Workplaces have become virtual in many ways as we navigate the pandemic. Workplace investigations are no exception.

Virtual workplace investigations can create challenges in building rapport with the interviewee, sharing documents, as well as maneuvering IT issues. But there are also advantages. Virtual investigations can present savings in both cost and time since there is no need to travel to an interview location. This results in greater availability and flexibility in meeting times, which means the investigation can likely be completed more quickly.

While in many ways conducting virtual investigations is similar to conducting them in person, there are some different considerations that are key to making them a success.

Here are 10 tips to successful virtual workplace investigations:

  1. Follow your processes and best practices – continue to follow your existing best practices, such as investigating promptly, providing parties and witnesses proper notice of the investigation, providing a brief summary of the allegations in advance to the respondent and keeping the parties informed throughout the investigation.
  2. Maintain professionalism – just because we’re working remotely does not mean we should relax our level of professionalism as investigators. Dress for the occasion and maintain your professional demeanour and style of communication. Ensure that your video background is appropriate for a professional setting.
  3. Use the right technology – ensure your technology is reliable and affords you the features you need as an investigator, such as privacy, sole control over the session and the ability to share documents. Test and familiarize yourself with the platform, including giving it a dry run or two before you use it in an investigation.
  4. Have a back-up plan – technology does not always work as we intend. Exchange telephone numbers in advance so that you can reach each other if IT issues require the virtual interview to be conducted via telephone.
  5. Incorporate privacy and confidentiality safeguards – confidentiality agreements and cautions, as well as passwords and confidentiality features for saving and sharing documents, are essential for safeguarding the information collected and shared in the interview. A private location for both you and the interviewee are also important.
  6. Eliminate distractions – dogs barking, kids yelling, phones ringing and family members strolling by are just some of the distractions that can occur as we conduct our investigations from home. Take steps to eliminate any preventable distractions from occurring during the interview.
  7. Set the expectations – advise the interviewee of what to expect in the interview, including potential work-from-home distractions, your note-taking and review process, and how any IT issues will be handled.
  8. Use verbal listening cues – it’s harder to notice cues in body language when we’re interviewing via video versus in person. To compensate, use verbal listening and prompting cues more often.
  9. Speak more slowly and pause purposefully – we may not process someone’s words as quickly via video as in person. Speak slowly to allow the person time to digest what you’re saying. Allow pauses to account for lags in the technology and to provide the interviewee time to hear you, think and respond.
  10. Be mindful of duration and breaks – virtual interviews take more focus, concentration and energy so keep them shorter than your in person interviews and take more frequent, brief breaks. Conduct two shorter interviews over a day with a sufficient break in between, or two interviews on back-to-back days, rather than one longer interview.

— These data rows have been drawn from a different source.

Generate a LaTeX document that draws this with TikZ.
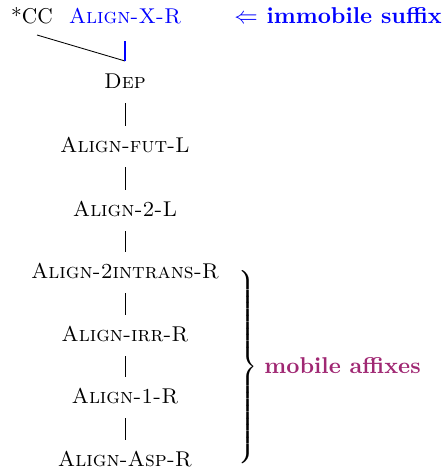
\documentclass[tikz,border=0pt]{standalone}
\usepackage{amsmath}
\usetikzlibrary{calc}
\definecolor{mobcol}{RGB}{160,40,115}
\begin{document}
\begin{tikzpicture}[x=0.4673pt,y=-0.4673pt,
  cons/.style={inner sep=0pt,anchor=base},
  note/.style={inner sep=0pt,font=\fontsize{10.7pt}{13pt}\selectfont\bfseries},
  edge/.style={draw=black,line width=0.4pt},
  blueedge/.style={draw=blue,line width=0.6pt}]
\useasboundingbox (0,0) rectangle (442,468);
% constraint hierarchy
\node[cons] (cc) at (32,24) {*CC};
\node[cons,text=blue] (axr) at (125,24) {\textsc{Align-X-R}};
\node[note,text=blue,anchor=base west] (imm) at (234,24) {$\Leftarrow$ immobile suffix};
\node[cons] (dep) at (125,88) {\textsc{Dep}};
\node[cons] (fut) at (125,152) {\textsc{Align-fut-L}};
\node[cons] (twoL) at (125,216) {\textsc{Align-2-L}};
\node[cons] (intr) at (125,278) {\textsc{Align-2intrans-R}};
\node[cons] (irr) at (125,341) {\textsc{Align-irr-R}};
\node[cons] (one) at (125,403) {\textsc{Align-1-R}};
\node[cons] (asp) at (125,466) {\textsc{Align-Asp-R}};
% joint point above Dep
\coordinate (join) at (125,61);
\coordinate (ccfoot) at (37,35);
\coordinate (axrfoot) at (125,41);
\draw[edge] (ccfoot) -- (join);
\draw[blueedge] (axrfoot) -- (join);
% chain of dominations
\foreach \a/\b in {dep/fut,fut/twoL,twoL/intr,intr/irr,irr/one,one/asp}{
  \draw[edge] ($(\a.base)+(0,15)$) -- ($(\b.base)+(0,-26)$);
}
% brace over the mobile affixes
\node[inner sep=0pt] (brace) at (247,366) {$\left.\rule{0pt}{48.5pt}\right\}$};
\node[note,anchor=west,text=mobcol] (mob) at (264,366) {mobile affixes};
\end{tikzpicture}
\end{document}
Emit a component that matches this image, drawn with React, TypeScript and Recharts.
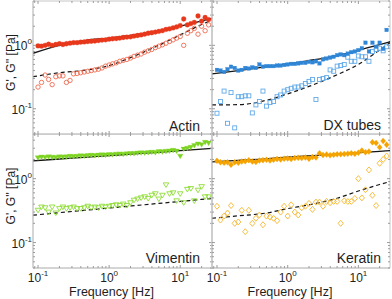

As we continue to follow workplace health and safety measures to help reduce the spread of the coronavirus, social distancing remains the reality and working remotely will continue for many. Virtual workplaces and, by extension, virtual investigations will continue to be necessary, making it a good time to hone your virtual investigation skills. Even after the pandemic, the benefits of virtual investigations make them a sound alternative where there are obstacles, or no compelling need, to conduct the investigation in person.